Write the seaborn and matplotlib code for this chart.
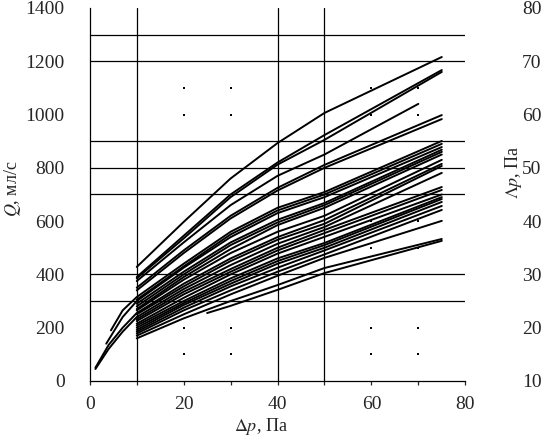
import pandas as pd
import matplotlib.pyplot as plt
import seaborn as sns

# Q, ml/s at pressure drops dp (Pa)
dp = [10, 20, 30, 40, 50, 75]
dp_70 = [10, 20, 30, 40, 50, 70]
dp_left_a = [1.2, 4, 7, 10, 20, 30, 40, 50, 75]
dp_left_b = [3.5, 7, 10, 20, 30, 40, 50, 75]
dp_left_c = [4.5, 7, 10, 20, 30, 40, 50, 75]
dp_late = [25, 30, 40, 50, 75]

q01 = [428, 597, 760, 893, 1006, 1216]
q02 = [390, 545, 700, 820, 923, 1167]
q03 = [385, 535, 690, 812, 905, 1160]
q04 = [375, 520, 660, 770, 850, 1040]
q05 = [350, 490, 620, 725, 811, 998]
q06 = [340, 480, 610, 715, 800, 983]
q07 = [190, 265, 315, 440, 560, 650, 709, 901]
q08 = [305, 430, 550, 640, 700, 890]
q09 = [140, 240, 300, 425, 540, 630, 690, 878]
q10 = [290, 410, 520, 605, 668, 868]
q11 = [280, 400, 510, 595, 660, 860]
q12 = [270, 390, 495, 585, 650, 850]
q13 = [265, 380, 480, 560, 620, 830]
q14 = [50, 135, 200, 255, 365, 460, 540, 604, 815]
q15 = [250, 355, 450, 530, 590, 807]
q16 = [45, 120, 185, 240, 345, 435, 515, 578, 781]
q17 = [232, 335, 420, 500, 567, 728]
q18 = [225, 325, 410, 490, 555, 717]
q19 = [215, 312, 400, 478, 541, 700]
q20 = [208, 300, 385, 460, 518, 690]
q21 = [200, 292, 375, 450, 510, 683]
q22 = [192, 285, 365, 440, 500, 672]
q23 = [185, 275, 355, 425, 490, 657]
q24 = [178, 265, 340, 410, 475, 642]
q25 = [170, 250, 325, 395, 462, 601]
q26 = [160, 235, 300, 360, 424, 533]
q27 = [255, 282, 342, 405, 526]

curves = [
    (dp, q01), (dp, q02), (dp, q03), (dp_70, q04), (dp, q05), (dp, q06),
    (dp_left_c, q07), (dp, q08), (dp_left_b, q09), (dp, q10), (dp, q11),
    (dp, q12), (dp, q13), (dp_left_a, q14), (dp, q15), (dp_left_a, q16),
    (dp, q17), (dp, q18), (dp, q19), (dp, q20), (dp, q21), (dp, q22),
    (dp, q23), (dp, q24), (dp, q25), (dp, q26), (dp_late, q27),
]

rows = []
for i, (xs, qs) in enumerate(curves):
    for x, q in zip(xs, qs):
        rows.append({"curve": i, "dp": x, "Q": q})
df = pd.DataFrame(rows)

# grid lines and stray dots seen on the picture
grid_x = [10, 40, 50]
grid_q = [300, 400, 700, 800, 900, 1200, 1300]
dots_x = [20, 30, 20, 30, 20, 30, 20, 30,
          60, 70, 60, 70, 60, 70, 60, 70, 60, 70, 60, 70]
dots_q = [100, 100, 200, 200, 1000, 1000, 1100, 1100,
          100, 100, 200, 200, 500, 500, 600, 600, 1000, 1000, 1100, 1100]

sns.set_style("white")
plt.rcParams["font.family"] = ["Liberation Serif", "DejaVu Serif"]
plt.rcParams["mathtext.fontset"] = "stix"

fig = plt.figure(figsize=(5.41, 4.43), dpi=100)
ax = fig.add_axes([0.166, 0.140, 0.694, 0.842])

for gx in grid_x:
    ax.axvline(gx, color="black", lw=0.9, zorder=1)
for gq in grid_q:
    ax.axhline(gq, color="black", lw=0.9, zorder=1)
ax.scatter(dots_x, dots_q, s=0.6, color="black", marker="s", linewidths=0)

sns.lineplot(data=df, x="dp", y="Q", units="curve", estimator=None,
             color="black", lw=1.4, ax=ax, zorder=3)

ax.set_xlim(0, 80)
ax.set_ylim(0, 1400)
ax.set_xticks([0, 20, 40, 60, 80])
ax.set_xticks([10, 30, 50, 70], minor=True)
ax.set_yticks(range(0, 1401, 200))
ax.tick_params(axis="x", which="both", direction="out", length=3, width=0.9,
               labelsize=14, pad=8, bottom=True)
ax.tick_params(axis="y", length=0, labelsize=14, pad=18)
for s in ["top", "right"]:
    ax.spines[s].set_visible(False)
for s in ["left", "bottom"]:
    ax.spines[s].set_color("black")
    ax.spines[s].set_linewidth(0.9)

ax.set_xlabel(r"$\Delta p$, Па", fontsize=13)
ax.xaxis.set_label_coords(0.456, -0.095)
ax.set_ylabel(r"$Q$, мл/с", fontsize=13)
ax.yaxis.set_label_coords(-0.178, 0.515)

ax2 = ax.twinx()
ax2.set_ylim(10, 80)
ax2.set_yticks(range(10, 81, 10))
ax2.tick_params(axis="y", length=0, labelsize=14, pad=41)
for s in ax2.spines.values():
    s.set_visible(False)
ax2.set_ylabel(r"$\Lambda p$, Па", fontsize=13)
ax2.yaxis.set_label_coords(1.10, 0.56)

fig.savefig("out.png", dpi=100)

┄┄┄┄┄┄┄┄┄┄

EXERCISE REQUIREMENTS: Repeat, with no pictures, each line from the beginning of the data through the line containing "dp_late = [25, 30, 40, 50, 75]", inclusive.

OUTPUT OF THE EXERCISE:
Write the seaborn and matplotlib code for this chart.
import pandas as pd
import matplotlib.pyplot as plt
import seaborn as sns

# Q, ml/s at pressure drops dp (Pa)
dp = [10, 20, 30, 40, 50, 75]
dp_70 = [10, 20, 30, 40, 50, 70]
dp_left_a = [1.2, 4, 7, 10, 20, 30, 40, 50, 75]
dp_left_b = [3.5, 7, 10, 20, 30, 40, 50, 75]
dp_left_c = [4.5, 7, 10, 20, 30, 40, 50, 75]
dp_late = [25, 30, 40, 50, 75]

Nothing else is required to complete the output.